Goal: Exactly retype the lines from the top of the data through the line containing "2.531, 2.404, 2.463]", leaving out every picture.
-- start of Source excerpt --
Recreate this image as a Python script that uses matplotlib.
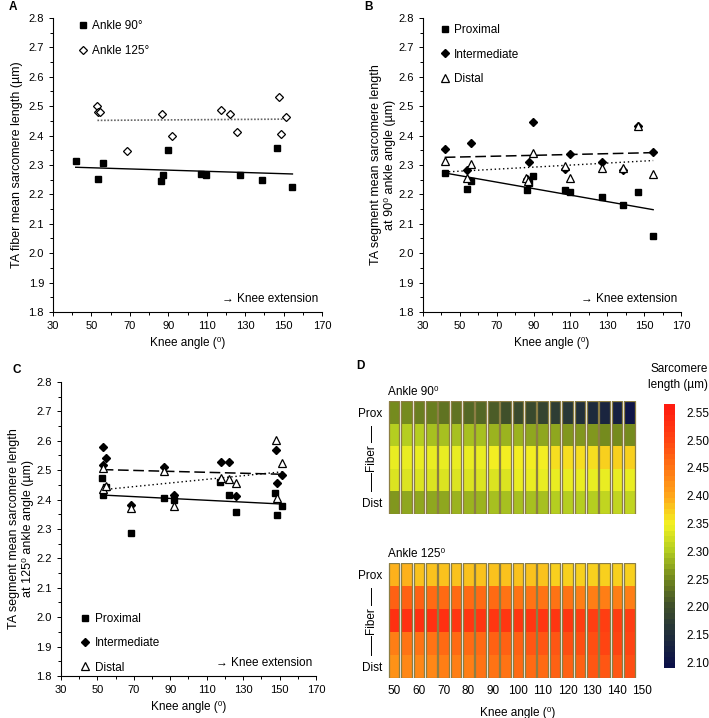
import matplotlib.pyplot as plt
import numpy as np
from matplotlib.colors import LinearSegmentedColormap, ListedColormap
from matplotlib.ticker import FixedLocator, MultipleLocator, FormatStrFormatter

plt.rcParams['font.family'] = ['Liberation Sans', 'DejaVu Sans']
plt.rcParams['font.size'] = 7.5

# ---- panel A: fibre mean sarcomere length ----
a90_knee = [41.8, 53.6, 56.0, 86.2, 87.3, 89.7, 107.0, 109.5, 127.3, 138.5, 146.4, 154.6]
a90_sl = [2.312, 2.253, 2.308, 2.244, 2.266, 2.350, 2.269, 2.267, 2.265, 2.248, 2.359, 2.224]
a125_knee = [53.1, 53.4, 54.7, 68.5, 86.6, 91.9, 117.5, 122.1, 125.8, 147.5, 148.5, 151.0]
a125_sl = [2.500, 2.479, 2.479, 2.348, 2.472, 2.397, 2.488, 2.472, 2.412, 2.531, 2.404, 2.463]

# ---- panel B: segments at 90 deg ankle ----
b_knee = [41.8, 53.8, 56.1, 86.4, 87.3, 89.8, 107.1, 109.8, 127.4, 138.8, 146.8, 154.9]
b_prox = [2.271, 2.217, 2.247, 2.216, 2.240, 2.263, 2.216, 2.209, 2.191, 2.164, 2.209, 2.059]
b_int = [2.353, 2.282, 2.374, 2.251, 2.310, 2.445, 2.287, 2.336, 2.309, 2.284, 2.434, 2.345]
b_dist_knee = [41.8, 53.8, 56.1, 85.9, 87.1, 89.7, 107.1, 109.8, 127.4, 138.8, 146.8, 154.9]
b_dist = [2.315, 2.256, 2.303, 2.256, 2.247, 2.341, 2.296, 2.256, 2.290, 2.290, 2.434, 2.269]

# ---- panel C: segments at 125 deg ankle ----
c_prox_knee = [52.7, 53.05, 54.9, 68.3, 86.4, 91.9, 117.3, 122.4, 126.1, 147.5, 148.6, 151.2]
c_prox = [2.475, 2.417, 2.443, 2.286, 2.404, 2.398, 2.460, 2.415, 2.358, 2.423, 2.346, 2.378]
c_int_knee = [52.9, 53.2, 54.7, 68.3, 86.7, 92.0, 117.7, 122.4, 126.1, 148.0, 148.6, 151.2]
c_int = [2.580, 2.517, 2.540, 2.382, 2.511, 2.417, 2.529, 2.529, 2.413, 2.570, 2.456, 2.485]
c_dist_knee = [52.9, 53.2, 54.9, 68.3, 86.7, 92.0, 117.7, 122.4, 125.9, 147.9, 148.8, 151.2]
c_dist = [2.508, 2.437, 2.445, 2.370, 2.497, 2.379, 2.472, 2.469, 2.458, 2.602, 2.406, 2.523]

# ---- panel D: heat maps, rows prox -> dist, columns knee 50..145 ----
heat_knee = [50, 55, 60, 65, 70, 75, 80, 85, 90, 95, 100, 105, 110, 115, 120, 125, 130, 135, 140, 145]
heat90 = [
    [2.258, 2.253, 2.248, 2.243, 2.238, 2.232, 2.226, 2.219, 2.212, 2.205,
     2.198, 2.191, 2.183, 2.175, 2.167, 2.158, 2.148, 2.135, 2.120, 2.100],
    [2.302, 2.300, 2.298, 2.296, 2.294, 2.292, 2.290, 2.288, 2.285, 2.282,
     2.279, 2.276, 2.273, 2.270, 2.267, 2.264, 2.261, 2.257, 2.253, 2.249],
    [2.340, 2.341, 2.342, 2.343, 2.344, 2.345, 2.346, 2.347, 2.348, 2.350,
     2.352, 2.354, 2.356, 2.358, 2.361, 2.364, 2.367, 2.370, 2.373, 2.376],
    [2.333, 2.333, 2.334, 2.334, 2.335, 2.335, 2.336, 2.336, 2.337, 2.337,
     2.338, 2.338, 2.339, 2.339, 2.340, 2.340, 2.341, 2.341, 2.342, 2.342],
    [2.268, 2.271, 2.273, 2.276, 2.278, 2.281, 2.283, 2.286, 2.288, 2.290,
     2.292, 2.294, 2.296, 2.298, 2.300, 2.303, 2.305, 2.308, 2.310, 2.313],
]
heat125 = [
    [2.388, 2.387, 2.386, 2.386, 2.385, 2.384, 2.383, 2.382, 2.381, 2.380,
     2.379, 2.378, 2.377, 2.376, 2.375, 2.374, 2.373, 2.372, 2.371, 2.370],
    [2.470, 2.469, 2.467, 2.466, 2.464, 2.463, 2.461, 2.460, 2.458, 2.456,
     2.455, 2.453, 2.451, 2.450, 2.448, 2.446, 2.445, 2.443, 2.441, 2.440],
    [2.530, 2.529, 2.528, 2.527, 2.526, 2.525, 2.524, 2.523, 2.522, 2.521,
     2.520, 2.519, 2.518, 2.517, 2.516, 2.515, 2.514, 2.513, 2.512, 2.511],
    [2.445, 2.448, 2.451, 2.454, 2.457, 2.460, 2.463, 2.466, 2.469, 2.472,
     2.475, 2.478, 2.481, 2.484, 2.487, 2.490, 2.493, 2.496, 2.498, 2.500],
    [2.425, 2.428, 2.432, 2.435, 2.438, 2.442, 2.445, 2.448, 2.452, 2.455,
     2.458, 2.462, 2.465, 2.468, 2.472, 2.475, 2.478, 2.482, 2.485, 2.488],
]
cbar_ticks = [2.10, 2.15, 2.20, 2.25, 2.30, 2.35, 2.40, 2.45, 2.50, 2.55]

VMIN, VMAX = 2.09, 2.565
cmap_nodes = [(2.09, '#0b1048'), (2.15, '#22303a'), (2.20, '#40502a'),
              (2.25, '#72881e'), (2.30, '#b2cc20'), (2.35, '#f2f222'),
              (2.40, '#ffa81a'), (2.45, '#ff7814'), (2.50, '#ff4812'),
              (2.565, '#ff1c10')]
smooth = LinearSegmentedColormap.from_list(
    'sl', [((v - VMIN) / (VMAX - VMIN), c) for v, c in cmap_nodes])
cmap = ListedColormap(smooth(np.linspace(0, 1, 48)))
norm = plt.Normalize(VMIN, VMAX)


def style_axis(ax):
    ax.set_xlim(30, 170)
    ax.set_ylim(1.8, 2.8)
    ax.xaxis.set_major_locator(FixedLocator(range(30, 171, 20)))
    ax.xaxis.set_minor_locator(FixedLocator(range(40, 171, 20)))
    ax.yaxis.set_major_locator(MultipleLocator(0.1))
    ax.yaxis.set_minor_locator(MultipleLocator(0.05))
    ax.yaxis.set_major_formatter(FormatStrFormatter('%.1f'))
    ax.spines['top'].set_visible(False)
    ax.spines['right'].set_visible(False)
    for s in ('left', 'bottom'):
        ax.spines[s].set_linewidth(0.8)
    ax.tick_params(which='both', direction='out', length=3, width=0.7, labelsize=8)
    ax.tick_params(which='minor', length=2.5)
    ax.set_xlabel('Knee angle (\u2070)', fontsize=8.5, labelpad=4)
    ax.text(0.985, 0.045, '\u2192 Knee extension', transform=ax.transAxes,
            ha='right', va='center', fontsize=8.5)


def fit_line(ax, x, y, **kw):
    k, b = np.polyfit(x, y, 1)
    xs = np.array([min(x), max(x)])
    ax.plot(xs, k * xs + b, color='black', **kw)


fig = plt.figure(figsize=(7.09, 7.18), dpi=100)

sq = dict(marker='s', ms=5, ls='none', color='black')
dia_open = dict(marker='D', ms=4.3, ls='none', mfc='white', mec='black', mew=0.9)
dia = dict(marker='D', ms=4.3, ls='none', color='black')
tri = dict(marker='^', ms=5.8, ls='none', mfc='white', mec='black', mew=0.9)

# A
axA = fig.add_axes([0.0748, 0.5655, 0.3794, 0.4095])
style_axis(axA)
fit_line(axA, a90_knee, a90_sl, lw=1.0)
fit_line(axA, a125_knee, a125_sl, lw=1.2, ls=(0, (1, 1)), alpha=0.6)
axA.plot(a90_knee, a90_sl, label='Ankle 90\u00b0', **sq)
axA.plot(a125_knee, a125_sl, label='Ankle 125\u00b0', **dia_open)
axA.set_ylabel('TA fiber mean sarcomere length (\u00b5m)', fontsize=9)
axA.legend(loc='upper left', bbox_to_anchor=(0.05, 1.03), frameon=False,
           fontsize=8.5, labelspacing=1.15, handletextpad=0.3, handlelength=1)

# B
axB = fig.add_axes([0.5966, 0.5655, 0.3639, 0.4095])
style_axis(axB)
fit_line(axB, b_knee, b_prox, lw=1.0)
fit_line(axB, b_knee, b_int, lw=1.1, ls=(0, (7, 3)))
fit_line(axB, b_dist_knee, b_dist, lw=1.0, ls=(0, (1, 2)))
axB.plot(b_knee, b_prox, label='Proximal', **sq)
axB.plot(b_knee, b_int, label='Intermediate', **dia)
axB.plot(b_dist_knee, b_dist, label='Distal', **tri)
axB.set_ylabel('TA segment mean sarcomere length\nat 90\u2070 ankle angle (\u00b5m)',
               fontsize=9, labelpad=2)
axB.legend(loc='upper left', bbox_to_anchor=(0.02, 1.015), frameon=False,
           fontsize=8.5, labelspacing=1.05, handletextpad=0.3, handlelength=1)

# C
axC = fig.add_axes([0.086, 0.0585, 0.3597, 0.4095])
style_axis(axC)
fit_line(axC, c_prox_knee, c_prox, lw=1.0)
fit_line(axC, c_int_knee, c_int, lw=1.1, ls=(0, (7, 3)))
fit_line(axC, c_dist_knee, c_dist, lw=1.0, ls=(0, (1, 2)))
axC.plot(c_prox_knee, c_prox, label='Proximal', **sq)
axC.plot(c_int_knee, c_int, label='Intermediate', **dia)
axC.plot(c_dist_knee, c_dist, label='Distal', **tri)
axC.set_ylabel('TA segment mean sarcomere length\nat 125\u2070 ankle angle (\u00b5m)',
               fontsize=9, labelpad=2)
axC.legend(loc='lower left', bbox_to_anchor=(0.03, -0.028), frameon=False,
           fontsize=8.5, labelspacing=1.05, handletextpad=0.3, handlelength=1)


# D
def draw_heat(ax, rows, title, show_x):
    for r, vals in enumerate(rows):
        ax.bar(heat_knee, [1] * len(vals), bottom=r, width=4.3,
               color=cmap(norm(np.array(vals))), edgecolor='none')
    ax.bar(heat_knee, [len(rows)] * len(heat_knee), bottom=0, width=4.3,
           fill=False, edgecolor='#8c7e44', linewidth=0.9)
    ax.set_xlim(47.5, 152.5)
    ax.set_ylim(len(rows), 0)
    for s in ax.spines.values():
        s.set_visible(False)
    ax.set_yticks([0.5, 4.5])
    ax.set_yticklabels(['Prox', 'Dist'], fontsize=8.5)
    ax.tick_params(axis='y', length=0, pad=4)
    if show_x:
        ax.set_xticks(range(50, 151, 10))
        ax.tick_params(axis='x', length=0, pad=5, labelsize=8.5)
        ax.set_xlabel('Knee angle (\u2070)', fontsize=8.5, labelpad=7)
    else:
        ax.set_xticks([])
    ax.text(0.0, 1.03, title, transform=ax.transAxes, ha='left', va='bottom',
            fontsize=8.5)
    ax.text(-0.066, 0.5, 'Fiber', transform=ax.transAxes, rotation=90,
            ha='center', va='center', fontsize=8.5)
    ax.plot([-0.066, -0.066], [0.635, 0.78], transform=ax.transAxes,
            color='black', lw=0.7, clip_on=False)
    ax.plot([-0.066, -0.066], [0.20, 0.365], transform=ax.transAxes,
            color='black', lw=0.7, clip_on=False)


axD1 = fig.add_axes([0.5472, 0.2841, 0.3667, 0.1574])
draw_heat(axD1, heat90, 'Ankle 90\u2070', False)
axD2 = fig.add_axes([0.5472, 0.0557, 0.3667, 0.1600])
draw_heat(axD2, heat125, 'Ankle 125\u2070', True)

cax = fig.add_axes([0.9365, 0.0696, 0.0155, 0.3677])
sm = plt.cm.ScalarMappable(norm=norm, cmap=cmap)
cb = fig.colorbar(sm, cax=cax, ticks=cbar_ticks)
cb.outline.set_visible(False)
cb.ax.yaxis.set_major_formatter(FormatStrFormatter('%.2f'))
cb.ax.tick_params(length=0, pad=8, labelsize=8.5)
fig.text(0.998, 0.494, 'Sarcomere\nlength (\u00b5m)', ha='right', va='top',
         fontsize=8.5, linespacing=1.45)

for letter, x, y in [('A', 0.018, 0.99), ('B', 0.52, 0.99),
                     ('C', 0.024, 0.485), ('D', 0.509, 0.49)]:
    fig.text(x, y, letter, fontsize=8.5, fontweight='bold', ha='center', va='center')

fig.savefig('out.png', dpi=100)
-- end of Source excerpt --
Solution for this problem:
Recreate this image as a Python script that uses matplotlib.
import matplotlib.pyplot as plt
import numpy as np
from matplotlib.colors import LinearSegmentedColormap, ListedColormap
from matplotlib.ticker import FixedLocator, MultipleLocator, FormatStrFormatter

plt.rcParams['font.family'] = ['Liberation Sans', 'DejaVu Sans']
plt.rcParams['font.size'] = 7.5

# ---- panel A: fibre mean sarcomere length ----
a90_knee = [41.8, 53.6, 56.0, 86.2, 87.3, 89.7, 107.0, 109.5, 127.3, 138.5, 146.4, 154.6]
a90_sl = [2.312, 2.253, 2.308, 2.244, 2.266, 2.350, 2.269, 2.267, 2.265, 2.248, 2.359, 2.224]
a125_knee = [53.1, 53.4, 54.7, 68.5, 86.6, 91.9, 117.5, 122.1, 125.8, 147.5, 148.5, 151.0]
a125_sl = [2.500, 2.479, 2.479, 2.348, 2.472, 2.397, 2.488, 2.472, 2.412, 2.531, 2.404, 2.463]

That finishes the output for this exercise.